Viewing the issue of climate change through a faith-based lens, Houghton believes, may provide relief for the feelings of despair and hopelessness that many people feel when facing the problem. Spirituality, she says, can help restore a much-needed sense of connection to the planet and its needs.
“Anything we can do to help people kind of connect back to that, I have to believe, is going to help shift behavior and help people be more aware of what they’re consuming and where our energy comes from,” says Houghton.

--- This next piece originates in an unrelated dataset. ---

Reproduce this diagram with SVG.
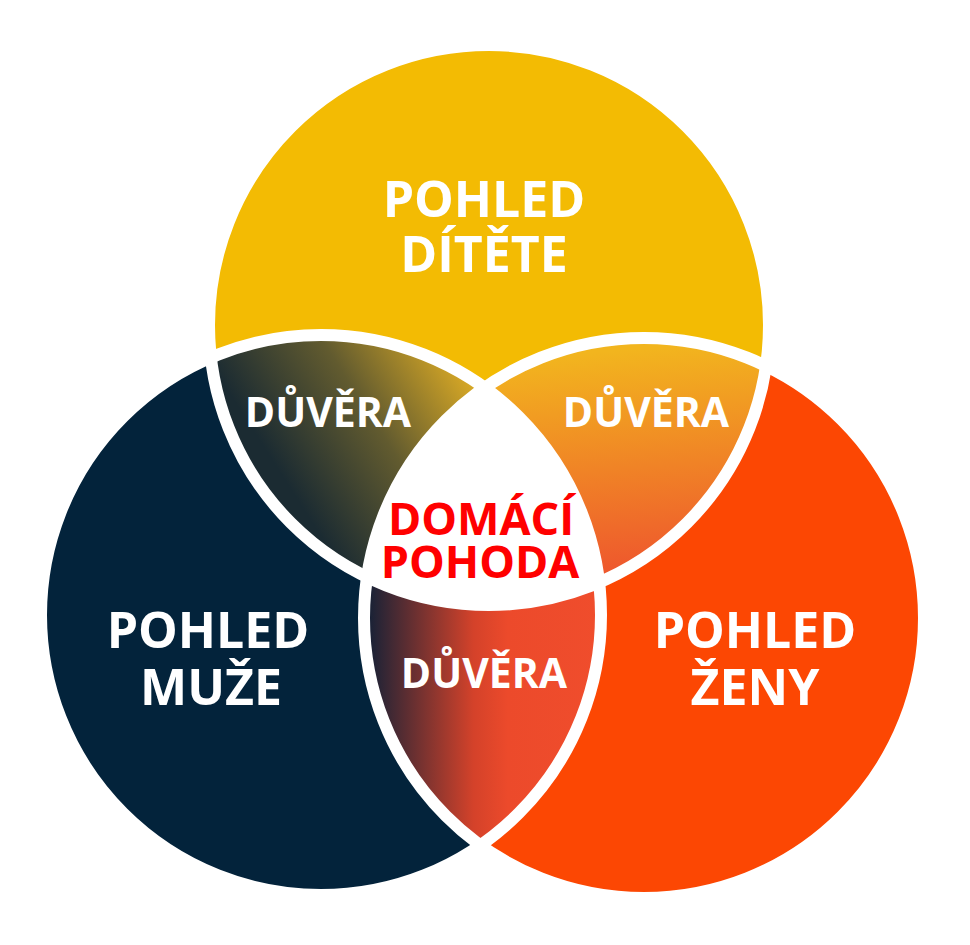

Suzannah Tebbe Davis, another Community Roots member who participated in the demonstration, agrees that any solution to climate change will require a renewed appreciation of the Earth. Inspired by Buddhism, Incan teachings and other indigenous and Eastern traditions, she says modern culture becomes “spiritually homeless” when it doesn’t identify with the natural world.
“I think from the perspective of the native ones and the indigenous ones, there is no separation,” says Tebbe Davis. “Our mother is suffering, and we are suffering. We need to come home to each other and we can do that in so many different ways.”
Keep the faith
As the fast wrapped up on the eve of Thanksgiving, cars continued to honk in support, and the team stood tirelessly among banners and homemade signs. While Norris continued to hand out flyers, he reflected on his decision to bring faith into his practice of civil disobedience.
“I came at politics at the beginning with confrontation of corporate and government abuse of power and oppression,” Norris explains. “Finally, I realized that the work I do is spiritual.”
Although some people simply walked by the demonstration on the busy intersection, Norris says every smile, wave and utterance of ‘Thank you’ made the effort worth it.
“You know, if we inspire one person who really wants to take this seriously and who has imagination, genius, creativity, courage and some leadership skills, who knows where that can go?” Norris asked.